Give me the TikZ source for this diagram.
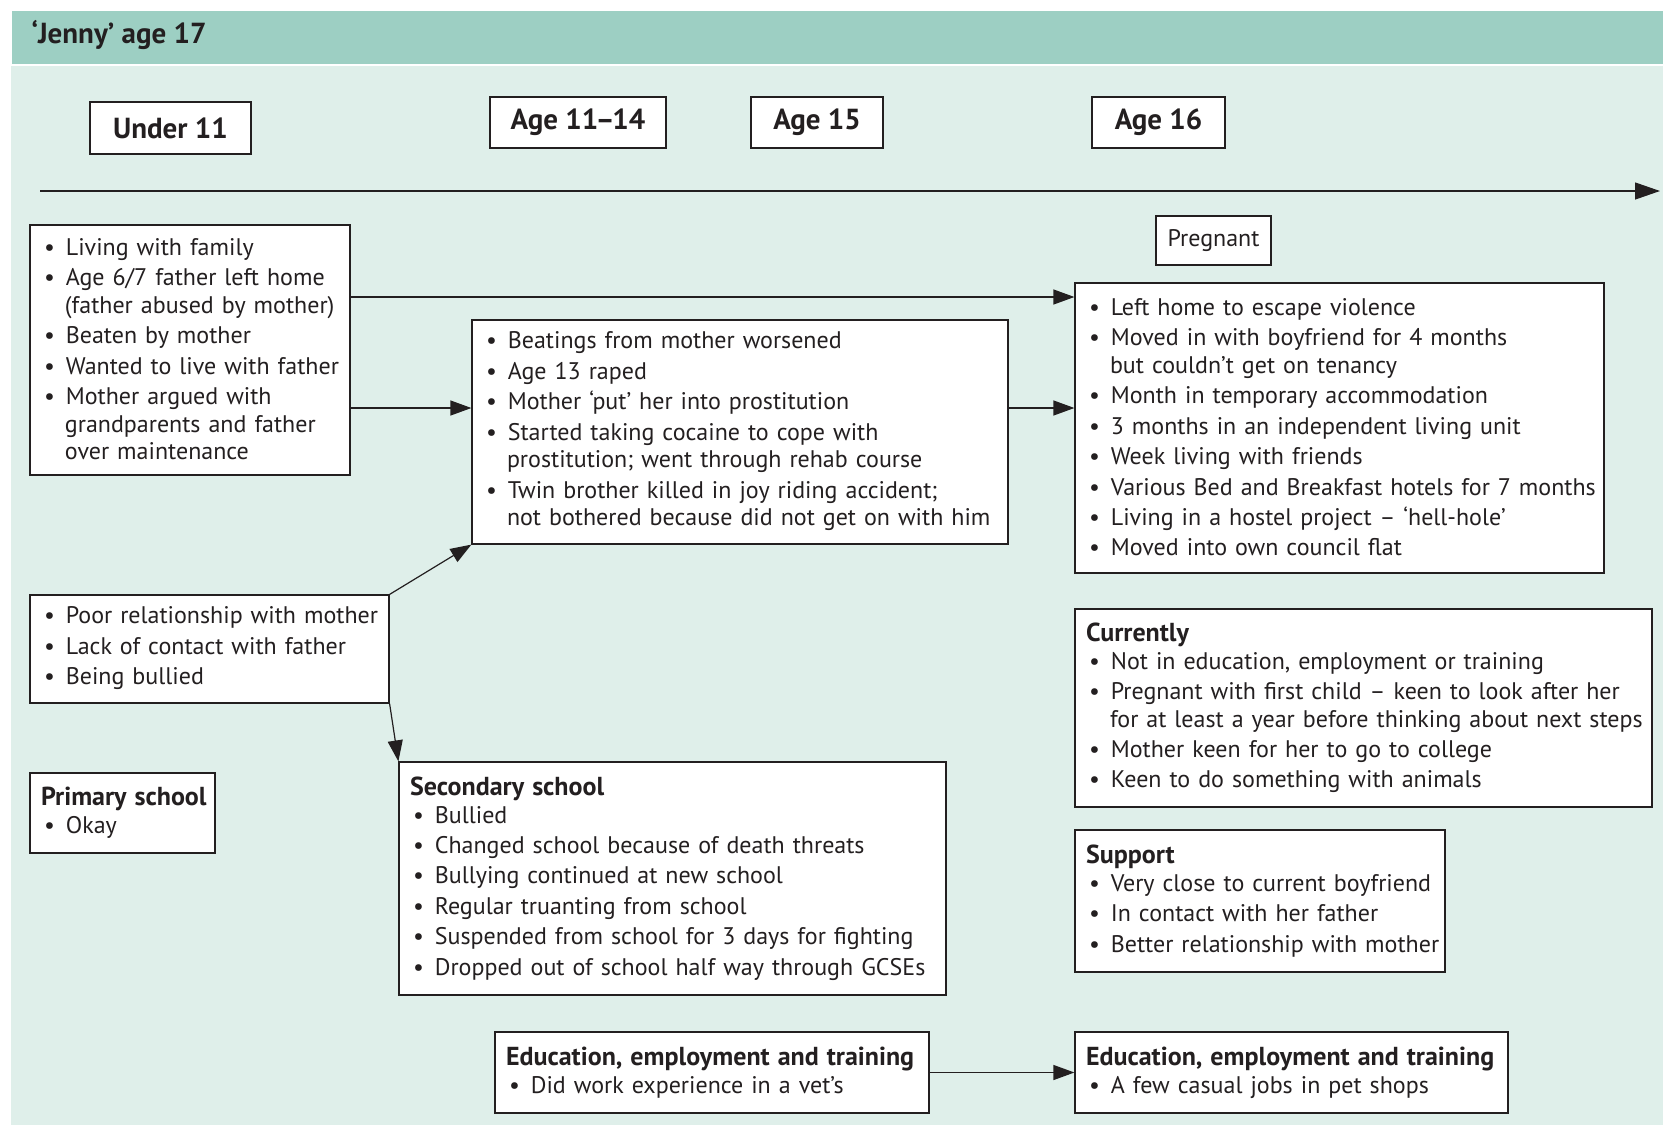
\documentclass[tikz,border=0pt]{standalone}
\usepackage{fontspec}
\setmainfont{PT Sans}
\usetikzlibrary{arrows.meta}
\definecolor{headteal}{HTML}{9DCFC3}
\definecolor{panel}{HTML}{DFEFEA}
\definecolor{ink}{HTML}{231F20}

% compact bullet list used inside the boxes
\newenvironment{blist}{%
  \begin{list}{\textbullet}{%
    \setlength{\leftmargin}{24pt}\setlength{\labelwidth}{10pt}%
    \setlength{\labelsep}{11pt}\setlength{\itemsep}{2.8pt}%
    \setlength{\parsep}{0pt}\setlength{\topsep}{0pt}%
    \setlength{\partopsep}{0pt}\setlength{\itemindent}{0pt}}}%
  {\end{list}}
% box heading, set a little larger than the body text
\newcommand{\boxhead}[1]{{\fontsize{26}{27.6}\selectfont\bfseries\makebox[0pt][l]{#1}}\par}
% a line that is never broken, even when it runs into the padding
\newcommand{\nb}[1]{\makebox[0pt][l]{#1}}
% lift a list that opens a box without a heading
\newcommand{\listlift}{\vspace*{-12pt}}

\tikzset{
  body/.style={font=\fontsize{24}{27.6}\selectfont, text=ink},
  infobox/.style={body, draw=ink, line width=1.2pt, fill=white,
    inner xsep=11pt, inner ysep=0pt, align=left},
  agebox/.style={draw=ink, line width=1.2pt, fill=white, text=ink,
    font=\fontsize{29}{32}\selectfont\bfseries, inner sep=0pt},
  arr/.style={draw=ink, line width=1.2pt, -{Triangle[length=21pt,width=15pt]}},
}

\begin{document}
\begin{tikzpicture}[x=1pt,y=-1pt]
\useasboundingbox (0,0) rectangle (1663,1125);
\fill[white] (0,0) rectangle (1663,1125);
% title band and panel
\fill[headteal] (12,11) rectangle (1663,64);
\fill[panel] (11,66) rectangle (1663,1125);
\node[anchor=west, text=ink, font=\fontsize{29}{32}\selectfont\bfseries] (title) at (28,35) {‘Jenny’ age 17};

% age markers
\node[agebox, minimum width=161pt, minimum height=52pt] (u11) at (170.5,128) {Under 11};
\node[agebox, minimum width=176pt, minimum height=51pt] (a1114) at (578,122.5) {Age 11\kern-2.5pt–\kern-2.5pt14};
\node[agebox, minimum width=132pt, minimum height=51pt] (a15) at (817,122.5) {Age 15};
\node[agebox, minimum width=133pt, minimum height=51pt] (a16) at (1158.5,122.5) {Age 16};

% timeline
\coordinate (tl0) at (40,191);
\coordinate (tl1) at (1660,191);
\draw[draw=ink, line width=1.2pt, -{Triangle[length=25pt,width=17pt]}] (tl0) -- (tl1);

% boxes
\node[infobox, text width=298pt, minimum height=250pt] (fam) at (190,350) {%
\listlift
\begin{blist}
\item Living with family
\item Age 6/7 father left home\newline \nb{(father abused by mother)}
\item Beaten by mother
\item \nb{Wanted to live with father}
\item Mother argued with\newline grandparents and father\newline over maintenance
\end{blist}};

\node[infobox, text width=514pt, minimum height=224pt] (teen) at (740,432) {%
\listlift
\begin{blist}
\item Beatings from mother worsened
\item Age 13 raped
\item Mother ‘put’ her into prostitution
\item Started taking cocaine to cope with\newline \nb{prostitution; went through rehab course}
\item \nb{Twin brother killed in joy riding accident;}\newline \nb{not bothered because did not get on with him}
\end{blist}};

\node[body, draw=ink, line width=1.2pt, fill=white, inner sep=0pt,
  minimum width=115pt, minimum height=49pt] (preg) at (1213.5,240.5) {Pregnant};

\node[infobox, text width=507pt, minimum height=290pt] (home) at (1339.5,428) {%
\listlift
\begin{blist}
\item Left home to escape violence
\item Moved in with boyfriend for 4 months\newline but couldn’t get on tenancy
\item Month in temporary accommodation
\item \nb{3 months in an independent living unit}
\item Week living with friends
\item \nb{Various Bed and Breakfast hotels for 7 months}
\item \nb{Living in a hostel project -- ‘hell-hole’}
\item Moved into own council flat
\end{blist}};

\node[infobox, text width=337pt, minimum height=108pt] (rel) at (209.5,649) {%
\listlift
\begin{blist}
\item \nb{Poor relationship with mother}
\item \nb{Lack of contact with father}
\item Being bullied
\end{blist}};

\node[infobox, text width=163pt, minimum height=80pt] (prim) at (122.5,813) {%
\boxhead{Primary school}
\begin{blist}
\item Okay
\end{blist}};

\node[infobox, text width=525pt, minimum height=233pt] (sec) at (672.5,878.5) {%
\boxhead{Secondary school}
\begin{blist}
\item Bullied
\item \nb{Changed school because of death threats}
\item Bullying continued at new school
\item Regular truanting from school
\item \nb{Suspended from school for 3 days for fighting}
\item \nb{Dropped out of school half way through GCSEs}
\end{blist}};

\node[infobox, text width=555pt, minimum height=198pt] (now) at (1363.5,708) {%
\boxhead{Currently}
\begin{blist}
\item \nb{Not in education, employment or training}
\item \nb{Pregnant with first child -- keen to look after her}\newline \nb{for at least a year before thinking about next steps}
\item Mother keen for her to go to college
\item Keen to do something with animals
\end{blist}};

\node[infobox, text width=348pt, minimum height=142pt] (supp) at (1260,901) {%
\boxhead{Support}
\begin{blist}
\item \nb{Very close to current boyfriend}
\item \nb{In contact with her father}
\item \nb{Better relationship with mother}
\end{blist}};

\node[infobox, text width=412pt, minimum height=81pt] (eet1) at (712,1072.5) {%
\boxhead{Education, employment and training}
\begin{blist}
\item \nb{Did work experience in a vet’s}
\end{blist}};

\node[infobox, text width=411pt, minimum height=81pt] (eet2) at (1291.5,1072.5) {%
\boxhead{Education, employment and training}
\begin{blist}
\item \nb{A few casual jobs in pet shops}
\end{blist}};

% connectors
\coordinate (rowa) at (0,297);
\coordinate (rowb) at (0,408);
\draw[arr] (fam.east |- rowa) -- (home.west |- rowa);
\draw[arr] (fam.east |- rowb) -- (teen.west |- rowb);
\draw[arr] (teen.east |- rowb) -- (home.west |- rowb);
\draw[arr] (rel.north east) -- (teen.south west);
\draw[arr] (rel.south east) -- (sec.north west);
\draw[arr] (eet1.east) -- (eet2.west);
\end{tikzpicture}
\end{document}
_ _ _ _ _
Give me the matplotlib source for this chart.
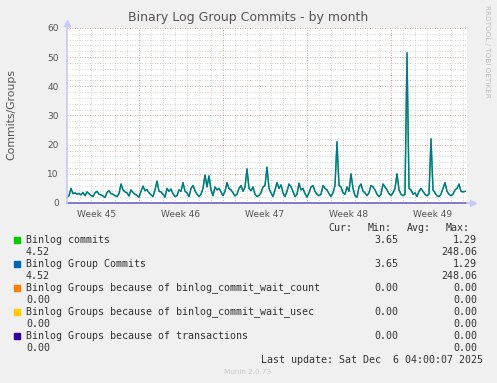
_ _ _ _ _
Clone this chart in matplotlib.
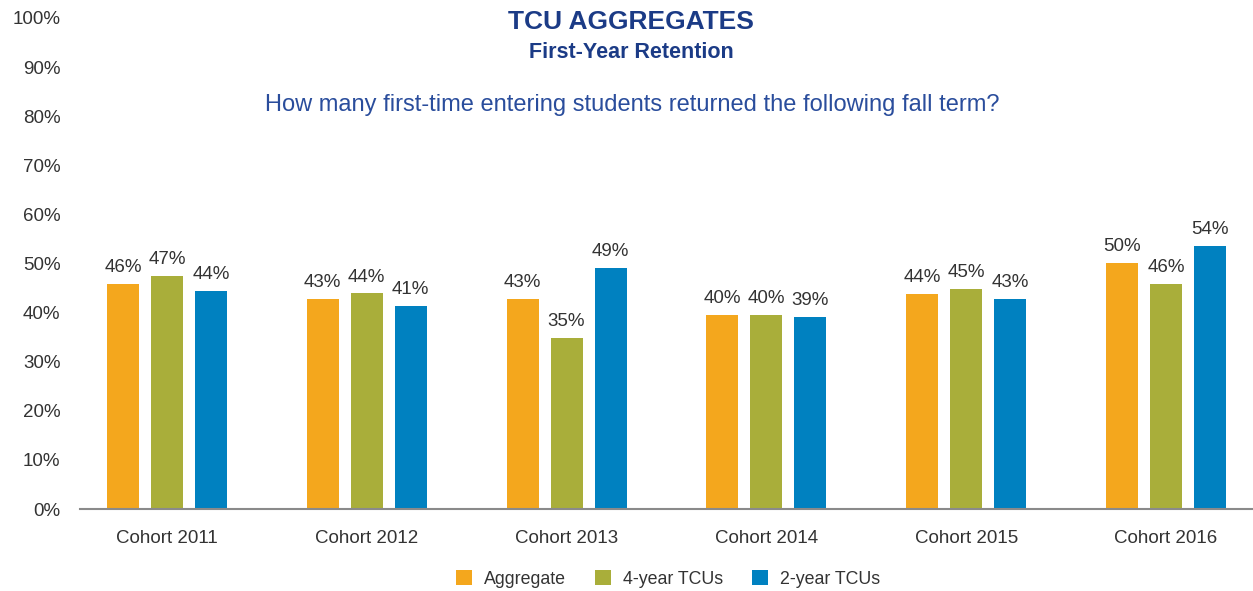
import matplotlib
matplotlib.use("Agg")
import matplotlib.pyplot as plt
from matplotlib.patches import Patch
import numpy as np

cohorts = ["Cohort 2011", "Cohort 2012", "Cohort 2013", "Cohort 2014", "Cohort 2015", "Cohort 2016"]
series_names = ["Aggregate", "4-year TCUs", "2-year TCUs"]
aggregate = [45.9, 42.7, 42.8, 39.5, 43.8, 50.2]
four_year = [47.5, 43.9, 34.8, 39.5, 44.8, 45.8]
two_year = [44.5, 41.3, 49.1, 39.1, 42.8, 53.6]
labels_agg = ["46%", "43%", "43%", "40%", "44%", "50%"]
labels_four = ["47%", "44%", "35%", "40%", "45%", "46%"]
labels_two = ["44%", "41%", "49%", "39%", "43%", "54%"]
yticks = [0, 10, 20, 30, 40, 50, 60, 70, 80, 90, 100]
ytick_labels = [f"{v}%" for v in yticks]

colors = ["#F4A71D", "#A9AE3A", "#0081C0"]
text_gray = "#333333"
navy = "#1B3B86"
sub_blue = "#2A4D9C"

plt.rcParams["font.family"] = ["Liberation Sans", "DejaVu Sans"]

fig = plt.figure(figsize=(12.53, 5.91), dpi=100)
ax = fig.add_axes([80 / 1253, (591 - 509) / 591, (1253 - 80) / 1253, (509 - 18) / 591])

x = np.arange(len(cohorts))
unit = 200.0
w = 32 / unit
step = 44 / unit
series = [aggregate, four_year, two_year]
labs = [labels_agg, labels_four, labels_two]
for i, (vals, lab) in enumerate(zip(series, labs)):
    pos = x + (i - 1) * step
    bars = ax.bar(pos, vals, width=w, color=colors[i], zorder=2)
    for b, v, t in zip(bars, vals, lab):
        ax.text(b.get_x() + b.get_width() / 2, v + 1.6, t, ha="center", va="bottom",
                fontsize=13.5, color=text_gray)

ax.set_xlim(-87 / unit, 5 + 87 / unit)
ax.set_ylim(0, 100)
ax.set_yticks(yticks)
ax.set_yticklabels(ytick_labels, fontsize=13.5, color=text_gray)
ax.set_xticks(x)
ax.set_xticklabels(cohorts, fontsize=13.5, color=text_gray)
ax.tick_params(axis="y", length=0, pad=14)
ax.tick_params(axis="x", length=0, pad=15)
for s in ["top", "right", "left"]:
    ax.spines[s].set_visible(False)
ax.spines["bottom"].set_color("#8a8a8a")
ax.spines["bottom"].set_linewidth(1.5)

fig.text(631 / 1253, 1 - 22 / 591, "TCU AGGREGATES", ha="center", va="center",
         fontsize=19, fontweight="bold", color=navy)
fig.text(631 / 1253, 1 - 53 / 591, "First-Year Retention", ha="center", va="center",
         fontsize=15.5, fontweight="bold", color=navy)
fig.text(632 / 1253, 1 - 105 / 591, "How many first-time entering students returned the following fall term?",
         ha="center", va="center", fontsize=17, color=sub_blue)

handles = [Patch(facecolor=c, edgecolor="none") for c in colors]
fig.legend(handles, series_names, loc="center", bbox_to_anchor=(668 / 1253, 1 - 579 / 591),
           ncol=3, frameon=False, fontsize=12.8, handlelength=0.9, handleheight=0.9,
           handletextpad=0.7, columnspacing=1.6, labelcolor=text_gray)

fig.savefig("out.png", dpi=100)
_ _ _ _ _
WHAT IS EXPECTED: Word for word, repeat the lines above from the one with "Clone this chart in matplotlib." through the one with "v in yticks]", and nothing beyond them. Omit the pictures.

WORKED ANSWER:
Clone this chart in matplotlib.
import matplotlib
matplotlib.use("Agg")
import matplotlib.pyplot as plt
from matplotlib.patches import Patch
import numpy as np

cohorts = ["Cohort 2011", "Cohort 2012", "Cohort 2013", "Cohort 2014", "Cohort 2015", "Cohort 2016"]
series_names = ["Aggregate", "4-year TCUs", "2-year TCUs"]
aggregate = [45.9, 42.7, 42.8, 39.5, 43.8, 50.2]
four_year = [47.5, 43.9, 34.8, 39.5, 44.8, 45.8]
two_year = [44.5, 41.3, 49.1, 39.1, 42.8, 53.6]
labels_agg = ["46%", "43%", "43%", "40%", "44%", "50%"]
labels_four = ["47%", "44%", "35%", "40%", "45%", "46%"]
labels_two = ["44%", "41%", "49%", "39%", "43%", "54%"]
yticks = [0, 10, 20, 30, 40, 50, 60, 70, 80, 90, 100]
ytick_labels = [f"{v}%" for v in yticks]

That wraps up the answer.